Whom is Jesus concerned about? The poor, the meek, the oppressed, the people that don’t get a fair deal.

Now I’ve been privileged. I come from a privileged level of society in Britain. I’m not speaking about what I didn’t get because I got a lot more than I should have gotten. But I’ve come to realize that most of the people in this country are not really getting what they should. That may shock you, but I find it’s true and the basic reason is human selfishness. Everybody cares for themselves. And you know you can be Pentecostal and very selfish. Did you know that? You can speak in tongues and be very selfish. Very self-centered, very concerned about yourself, and still speak in tongues. I believe in speaking in tongues. I speak in tongues every day. But that’s not a substitute for my character.

Let’s go on in Isaiah to 58. This is a passage that David Wilkerson calls the key to continuing revival. And I think probably the record of his ministry justifies his claim. Isaiah 58 verses 6 through 9.

“Is not this the fast that I have chosen: To undo the bonds of wickedness,”

And believe me I believe in fasting. Basically I fast every week so I’m not suggesting that fasting is unimportant, but God says there’s a lot more to fasting than just abstaining from food.

“To loose the bonds of wickedness, To undo the heavy burdens, To let the oppressed go free, And that you break every yoke? Is it not to share your bread with the hungry, And that you bring the poor into your house who are naked; When you see the naked, that you cover him, And do not hide yourself from your own flesh?”

Are we guilty of that? Just not seeing the people who need us. You know what suburbia is? It’s really refusal to identify yourself with your people. In the United States, and I live in America most of the time and in Israel. What’s happened in all the major cities is that the poor and mainly the blacks have moved into the center, standards of living have gone down, and the wealthy have moved out to the suburbs. What is that? It’s hiding yourself from your own people. It’s refusing to confront the need of your people. Then comes this wonderful promise.

“When you see the naked and you cover him, And do not hide yourself from your own flesh?

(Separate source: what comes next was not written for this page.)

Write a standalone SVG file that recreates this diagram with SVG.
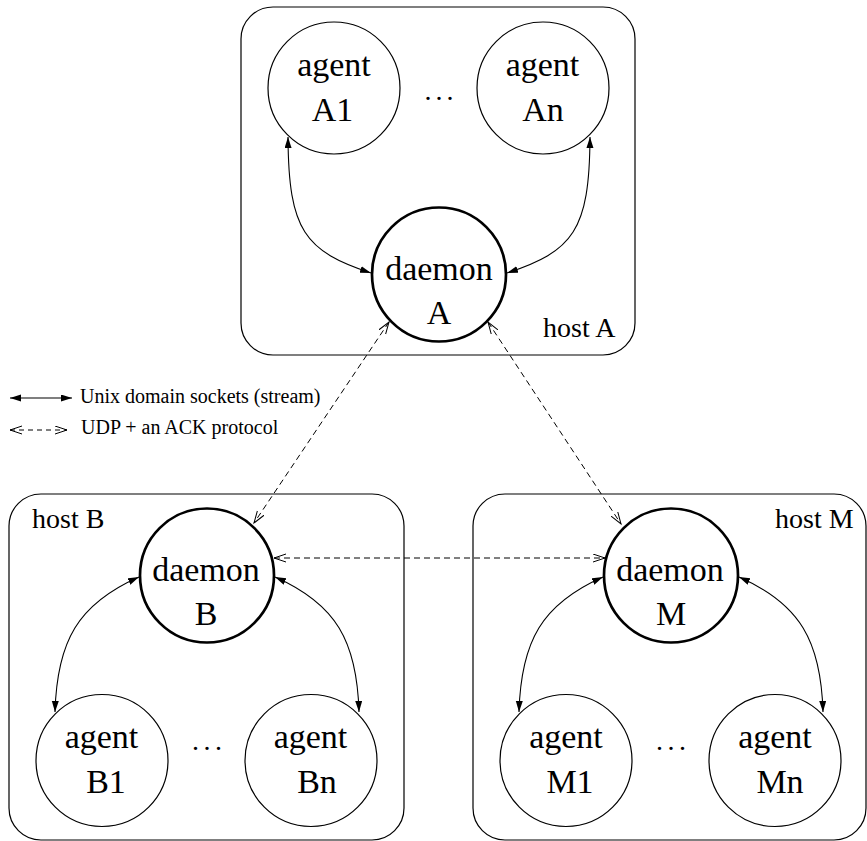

Then your light shall break forth like the morning, Your healing shall bring forth speedily, And your righteousness shall go before you; The glory of the LORD shall be your rear guard. Then you shall call, and the LORD will answer; You shall cry, and He will say, ‘Here I am.’”

Here’s a guarantee of answered prayer. But it’s on a condition. It’s on a condition that you care for the people who need you. That you do not hide yourself from your own flesh.

I don’t know whether I should say this or not. I was educated at Eton and then at Cambridge and I was put in a segment of society that just didn’t really recognize there were people that needed help. It wasn’t exactly that we were against them. We were just indifferent. Then I was called up into the British Army in 1940 and I was suddenly pitched forth into a lot of people I had never known existed. Especially the Jordies (?) How many Jordies do we have here? Anybody? God bless you, I love them. They are warmhearted people. But when I went into the British Army I couldn’t understand them and they couldn’t understand me. Literally we did not have a language in which to communicate. And I began to discover there’s different people in Britain that I’d never known. I never knew anything about them. I was confronted with a lot of areas in my own character that needed dealing with. I’d been hiding myself from my own flesh. I could have had an easy way through life probably the rest of my life. I’ll tell you how it changed. Not now but in a little while.